Small and medium-sized businesses are chronically apathetic when it comes to switching banks, despite their ongoing concerns over access to finance, fees and calling in loans.
National business support group the Forum for Private Business has found that around half of all companies polled were not “content” with their bank, and said charges and the reduction of existing finance facilities were “harmful”.
Although 16pc of the 4,000 SMEs surveyed have found it hard to obtain finance, only one in five would consider moving to an alternative, deterred by the hassle and the reducing presence of the different high-street branches. Negative headlines about the Co-operative Bank have also spooked customers. Most now prefer to stay put rather than risk moving.

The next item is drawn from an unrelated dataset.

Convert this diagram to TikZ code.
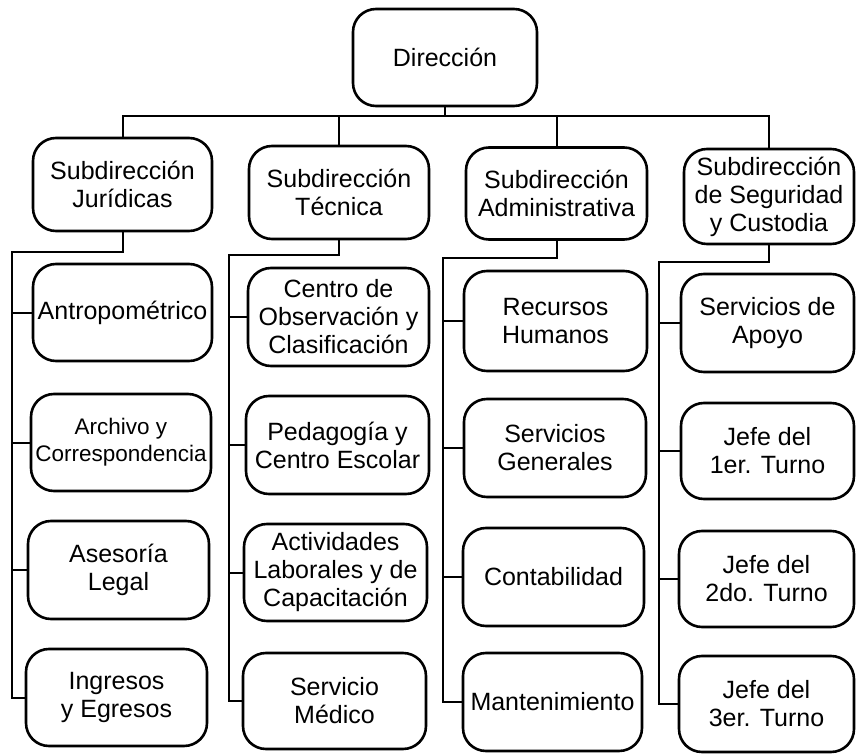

The shadow banking sector is growing — from invoice finance to crowd funding — and yet a quarter of SMEs surveyed by the forum would avoid these types of alternative lending, with 35pc citing cost as a deterrent, and 19pc a lack of reliable advice.
“The government, the banks and other lenders are all important enablers of growth and need to work together to ensure small businesses are getting the necessary amount of money in the right format,” said Philip Orford, chief executive of the forum.
For Mr Orford, a major barrier to competition was the dwindling presence of banks in the high street. His solution is to introduce branch sharing which would reduce overheads for the banks, while boosting lending to SMEs.
A bank which is continuing to fund SMEs is the Royal Bank of Scotland under the aegis of the Regional Growth Fund (RGF) — a government scheme to provide 3,000 SMEs with more than £1bn investment.
RBS has already issued two out of five rounds of funding and at present is on its third round of £25m.